Guinea: Police Detain, Question Journalist Mamadou Sagnane

Dakar — Guinean authorities should drop any ongoing investigation into journalist Mamadou Sagnane and ensure that the press can work freely, the Committee to Protect Journalists said Tuesday.

On June 15, police in the north-central town of Dinguiraye summoned Sagnane, a reporter with the community broadcaster Dinguiraye Rural Radio, according to the journalist, who spoke to CPJ by phone, and a statement by the local journalist association Presse Solidaire.
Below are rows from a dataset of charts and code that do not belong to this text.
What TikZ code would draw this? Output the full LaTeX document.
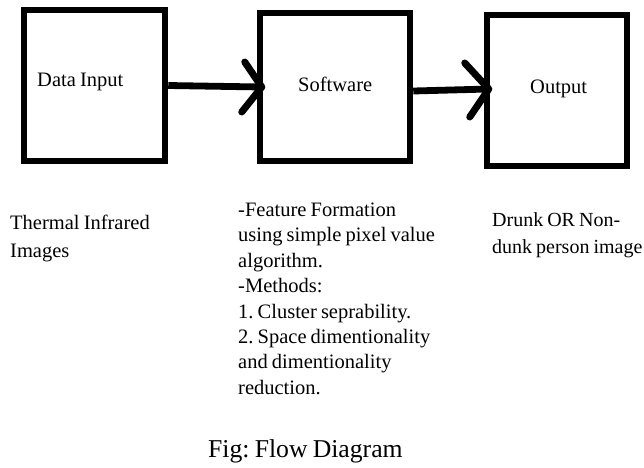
\documentclass[tikz,border=0pt]{standalone}
\usepackage{fontspec}
\setmainfont[WordSpace=0.8]{Liberation Serif}
\usetikzlibrary{calc}
\frenchspacing
\begin{document}
\begin{tikzpicture}[x=1pt,y=-1pt,
  box/.style={draw=black,line width=6.5pt,rectangle,inner sep=0pt,fill=none},
  conn/.style={draw=black,line width=6.8pt},
  headstroke/.style={draw=black,line width=7pt,line cap=round,line join=round},
  txt/.style={inner sep=0pt,anchor=base west,font=\fontsize{20.5}{25.4}\selectfont},
  blk/.style={inner sep=0pt,anchor=base west,align=left},
  captext/.style={inner sep=0pt,anchor=base west,font=\fontsize{25.7}{30}\selectfont}]
\useasboundingbox (0,0) rectangle (644,467);
% boxes
\node[box,minimum width=141pt,minimum height=151pt] (b1) at (94.5,85.5) {};
\node[box,minimum width=150pt,minimum height=148pt] (b2) at (335,87) {};
\node[box,minimum width=140pt,minimum height=151pt] (b3) at (557,90.5) {};
% box texts
\node[txt] (t1) at (37,86.7) {Data Input};
\node[txt] (t2) at (298,91) {Software};
\node[txt] (t3) at (530,93) {Output};
% connectors
\coordinate (h1) at ($(b2.west)+(5,0)$);
\coordinate (h2) at ($(b3.west)+(5,-1.5)$);
\draw[conn] (b1.east) -- (h1);
\draw[conn] (b2.east |- 0,91) -- (h2);
\draw[headstroke] (h1) ++(-17,-25) -- (h1) -- ++(-20,25);
\draw[headstroke] (h2) ++(-24,-26) -- (h2) -- ++(-19,28);
% descriptions (anchored at the baseline of their last line)
\node[blk,font=\fontsize{20.5}{28}\selectfont] (d1) at (10,257.3) {Thermal Infrared\\Images};
\node[blk,font=\fontsize{20.5}{25.4}\selectfont] (d2) at (238,394.3) {-Feature Formation\\using simple pixel value\\algorithm.\\-Methods:\\1. Cluster seprability.\\2. Space dimentionality\\and dimentionality\\reduction.};
\node[blk,font=\fontsize{20}{27.3}\selectfont] (d3) at (492,253.3) {Drunk OR Non-\\dunk person image};
\node[captext] (c) at (208,457) {Fig: Flow Diagram};
\end{tikzpicture}
\end{document}
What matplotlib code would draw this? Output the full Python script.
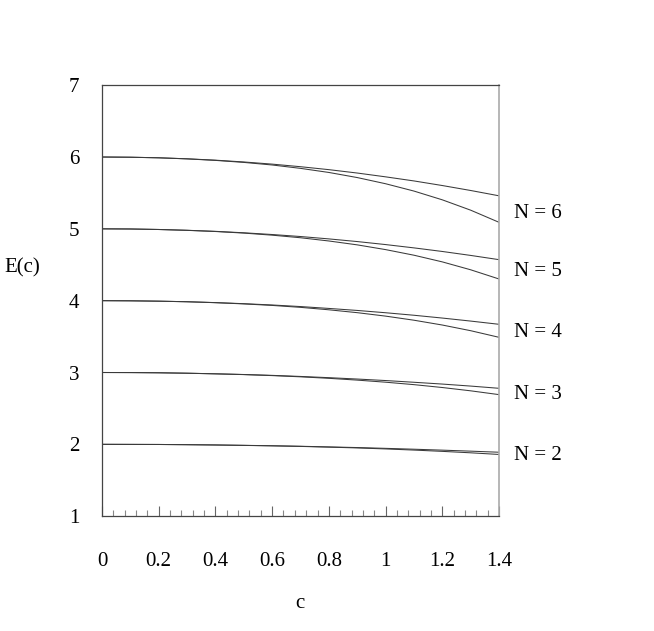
import numpy as np
import matplotlib
matplotlib.use('Agg')
import matplotlib.pyplot as plt
from matplotlib.ticker import MultipleLocator, NullLocator

plt.rcParams['font.family'] = ['Liberation Serif', 'DejaVu Serif']

# c grid and read-off values of E(c) for each N (two curves per N)
c = [0.0, 0.1, 0.2, 0.3, 0.4, 0.5, 0.6, 0.7, 0.8, 0.9, 1.0, 1.1, 1.2, 1.3, 1.4]

upper = {
    2: [2.00, 1.999, 1.998, 1.995, 1.991, 1.986, 1.980, 1.973, 1.964, 1.955, 1.944, 1.932, 1.919, 1.905, 1.890],
    3: [3.00, 2.999, 2.996, 2.990, 2.982, 2.972, 2.960, 2.945, 2.928, 2.909, 2.888, 2.864, 2.839, 2.811, 2.780],
    4: [4.00, 3.998, 3.993, 3.985, 3.973, 3.958, 3.940, 3.918, 3.892, 3.864, 3.832, 3.797, 3.758, 3.716, 3.671],
    5: [5.00, 4.998, 4.991, 4.980, 4.965, 4.945, 4.921, 4.893, 4.860, 4.823, 4.781, 4.735, 4.685, 4.630, 4.571],
    6: [6.00, 5.997, 5.989, 5.975, 5.956, 5.931, 5.901, 5.865, 5.824, 5.777, 5.724, 5.667, 5.603, 5.534, 5.460],
}
lower = {
    2: [2.00, 1.999, 1.998, 1.995, 1.991, 1.985, 1.979, 1.971, 1.961, 1.950, 1.936, 1.920, 1.902, 1.882, 1.859],
    3: [3.00, 2.999, 2.996, 2.990, 2.981, 2.971, 2.957, 2.940, 2.919, 2.894, 2.865, 2.831, 2.791, 2.745, 2.692],
    4: [4.00, 3.998, 3.993, 3.985, 3.972, 3.955, 3.934, 3.907, 3.873, 3.833, 3.785, 3.728, 3.661, 3.582, 3.490],
    5: [5.00, 4.998, 4.991, 4.979, 4.963, 4.941, 4.912, 4.876, 4.831, 4.777, 4.711, 4.633, 4.540, 4.430, 4.302],
    6: [6.00, 5.997, 5.989, 5.974, 5.953, 5.925, 5.889, 5.842, 5.785, 5.714, 5.628, 5.526, 5.404, 5.260, 5.091],
}

labels = ['N = 2', 'N = 3', 'N = 4', 'N = 5', 'N = 6']
label_y = [1.85, 2.70, 3.56, 4.40, 5.22]

xticks = [0, 0.2, 0.4, 0.6, 0.8, 1.0, 1.2, 1.4]
xticklabels = ['0', '0.2', '0.4', '0.6', '0.8', '1', '1.2', '1.4']
yticks = [1, 2, 3, 4, 5, 6, 7]

FS = 15

fig = plt.figure(figsize=(6.54, 6.31), dpi=100)
ax = fig.add_axes([0.156, 0.182, 0.607, 0.683])

for n in upper:
    ax.plot(c, upper[n], color='#3a3a3a', lw=0.75)
    ax.plot(c, lower[n], color='#3a3a3a', lw=0.75)

for lab, y in zip(labels, label_y):
    ax.text(1.453, y, lab, fontsize=FS, va='center', ha='left', clip_on=False)

ax.set_xlim(0, 1.4)
ax.set_ylim(1, 7)

ax.set_xticks(xticks)
ax.set_xticklabels(xticklabels, fontsize=FS)
ax.xaxis.set_minor_locator(MultipleLocator(0.04))
ax.tick_params(axis='x', which='major', direction='in', length=7, width=0.8,
               color='#666666', pad=26)
ax.tick_params(axis='x', which='minor', direction='in', length=4, width=0.8,
               color='#888888')

ax.set_yticks(yticks)
ax.set_yticklabels([str(v) for v in yticks], fontsize=FS)
ax.tick_params(axis='y', which='major', length=0, pad=16.5)
ax.yaxis.set_minor_locator(NullLocator())

for side in ['left', 'bottom', 'top']:
    ax.spines[side].set_color('#444444')
    ax.spines[side].set_linewidth(0.9)
ax.spines['right'].set_color('#aaaaaa')
ax.spines['right'].set_linewidth(1.2)

fig.text(22 / 654, 1 - 268 / 631, 'E(c)', fontsize=FS, ha='center', va='center')
fig.text(300 / 654, 1 - 603 / 631, 'c', fontsize=FS, ha='center', va='center')

fig.savefig('out.png', dpi=100)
Police held Sagnane at the Dinguiraye Court of First Instance, seized his phone, and refused to let him contact anyone while they questioned him about a broadcast he aired on June 8, according to those sources. After about six hours, authorities released Sagnane and told him to go home, saying they would contact him "as soon as they needed me," the journalist said.
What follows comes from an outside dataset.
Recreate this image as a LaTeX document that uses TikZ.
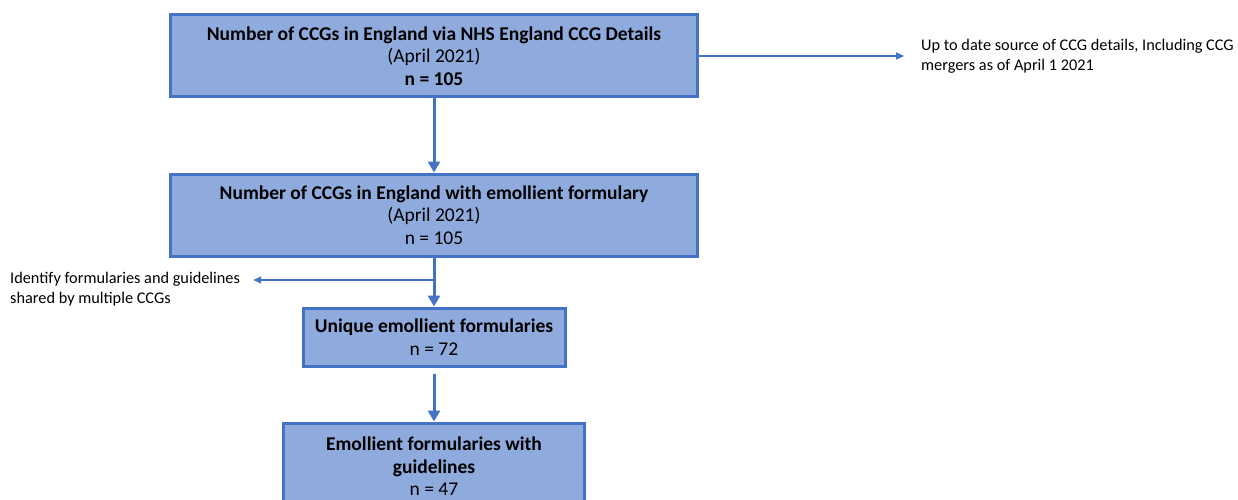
\documentclass[tikz,border=0pt]{standalone}
\usepackage{fontspec}
\setmainfont{Carlito}
\usetikzlibrary{arrows.meta}
\definecolor{boxfill}{RGB}{143,170,220}
\definecolor{boxline}{RGB}{68,114,196}
\begin{document}
\begin{tikzpicture}[x=1pt,y=-1pt,
  box/.style={draw=boxline, line width=3pt, fill=boxfill, align=center,
    font=\fontsize{19.5}{22.5}\selectfont, inner sep=0pt, text=black},
  note/.style={align=left, font=\fontsize{16.3}{20.5}\selectfont, inner sep=0pt, text=black},
  bigarrow/.style={draw=boxline, line width=3pt, -{Triangle[width=12pt,length=11pt]}},
  smallarrow/.style={draw=boxline, line width=1.3pt, -{Triangle[width=7pt,length=8pt]}}]
\useasboundingbox (0,0) rectangle (1238,500);
\clip (0,0) rectangle (1238,500);

\node[box, minimum width=527pt, minimum height=82pt] (b1) at (434,56)
  {\textbf{Number of CCGs in England via NHS England CCG Details}\\(April 2021)\\\textbf{n = 105}};
\node[box, minimum width=527pt, minimum height=82pt] (b2) at (434,215)
  {\textbf{Number of CCGs in England with emollient formulary}\\(April 2021)\\n = 105};
\node[box, minimum width=262pt, minimum height=58pt] (b3) at (434,337)
  {\textbf{Unique emollient formularies}\\n = 72};
\node[box, minimum width=301pt, minimum height=87pt] (b4) at (434,466.5)
  {\textbf{Emollient formularies with}\\\textbf{guidelines}\\n = 47};

\node[note, anchor=west] (rt) at (921,56)
  {Up to date source of CCG details, Including CCG\\mergers as of April 1 2021};
\node[note, anchor=west] (lt) at (10,289)
  {Identify formularies and guidelines\\shared by multiple CCGs};

\coordinate (br) at (434,280);

\draw[bigarrow] (b1.south) -- (b2.north);
\draw[bigarrow] (b2.south) -- (b3.north);
\draw[bigarrow] ([yshift=-6pt]b3.south) -- (b4.north);
\draw[smallarrow, shorten >=17pt] (b1.east) -- (b1.east -| rt.west);
\draw[smallarrow, shorten >=13pt] (br) -- (br -| lt.east);
\end{tikzpicture}
\end{document}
"Guinean journalist Mamadou Sagnane should not have been detained over his work, and authorities must ensure he does not face legal repercussions for doing his job," said Angela Quintal, CPJ's Africa program coordinator, in Johannesburg, South Africa. "Journalists in Guinea should be able to distribute news of public interest without fear."

In that June 8 broadcast, Sagnane told CPJ that he read a press release calling for a rally over the recent killing of a young man at a gendarmerie roadblock. When police asked Sagnane why he read that press release, he said that a local association had sent it to the director of Dinguiraye Rural Radio, who saw that it contained no calls for violence and then asked him to read it on-air.

He said he referred the officers to the station's director for further questions.

The rally mentioned in the press release did not take place as scheduled on June 9, but protesters angered over the killing attacked a local gendarmerie office and police station, according to Sagnane and news reports. Sagnane said that the police alleged that those attacks were linked to his airing of the press release, even though it did not call for such actions.

Dinguiraye government representative Karamoko Oumar Boké Camara told CPJ via messaging app that he said he could comment on the case because he did not have permission from his superiors. CPJ called the Guinean judicial police and contacted them via messaging app for comment, but did not receive any replies.